Pada tanggal 21 Mei dilansir dari
akun instagram @actforhumanity,
Kepala Cabang ACT di Gaza telah mengkonfirmasi gencatan senjata yang disepakati
antara Zionis Israel dengan Palestina. Pasukan Zionis pun mulai keluar dari
wilayah Sheikh Jarrah dan berhenti mengganggu Masjid Al-Aqsa serta berhenti
menembakkan rudal ke wilayah Gaza. Banyak warga Palestina tumpah ruah turun ke
jalan pada pukul 2 dini hari di Gaza untuk merayakan kemenangan mereka dengan mengibarkan
bendera Palestina, membunyikan klakson mobil, dan bersyukur dengan mengumandangkan
takbir atas gencatan senjata ini. Bagi warga Palestina, gencatan senjata ini
merupakan kemenangan besar mereka setelah 11 hari permusuhan.

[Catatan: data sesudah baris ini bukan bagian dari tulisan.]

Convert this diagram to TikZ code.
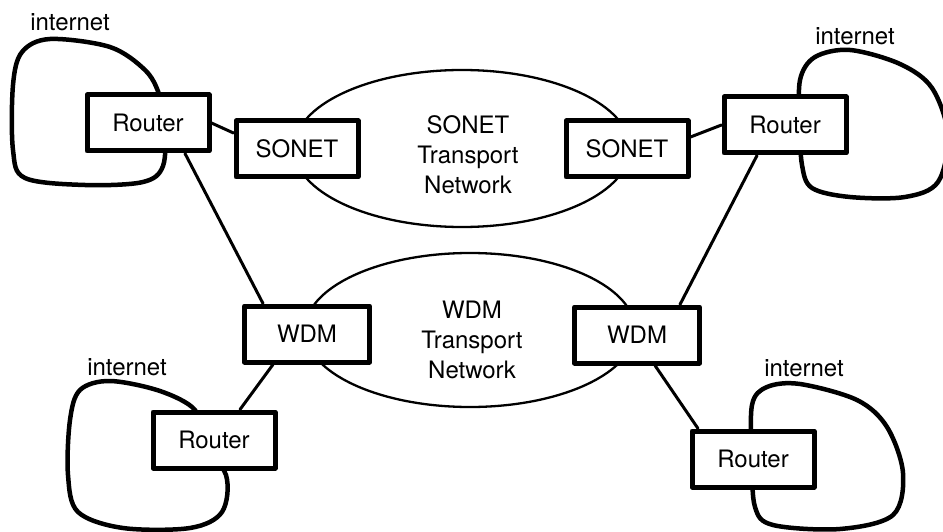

Namun, baik Hamas
maupun Israel saling mengklaim kemenangan dan keberhasilan atas pertempuran
yang telah terjadi dari aksi kekerasan dan bombardir zionis dan serangan roket
kelompok Hamas.
Dari akun yang sama, mereka melaporkan
fakta baru yang diunggah sekitar pukul 20.00 di hari yang sama, menandakan
bahwa belum genap sehari setelah keputusan gencatan senjata diumumkan keduanya,
Zionis Israel secara tiba-tiba merengsek masuk ke kompleks Masjid Al-Aqsa
dimana sedang terjadi perayaan. Seketika suasana yang sebelumnya penuh sukacita
dan kedamaian berubah menjadi hiruk pikuk kepanikan warga Palestina yang
diiringi suara tembakan senjata, lemparan granat, dan gas air mata oleh Zionis
Israel.
Pelanggaran Israel terhadap gencatan
senjata ini menandakan bahwa pertikaian diantara Israel dengan Palestina tidak
akan mudah untuk diselesaikan. Aksi-aksi yang telah terjadi menunjukkan bahwa
tidak ada yang tahu apakah perang akan pecah besok atau lusa. Satu kepastian
yang nyata dalam konflik berkepanjangan ini ialah apabila pihak Israel dan
Hamas dari Palestina sama-sama tak mau mengalah, nyawa akan terus berjatuhan
dan semakin banyak masa depan yang direnggut dari orang-orang tak bersalah. Meskipun
kecaman telah digaungkan sana-sini, merebaknya konflik berulangkali membuktikan
bahwa Israel dan Palestina membutuhkan tindakan lebih tegas dari dunia.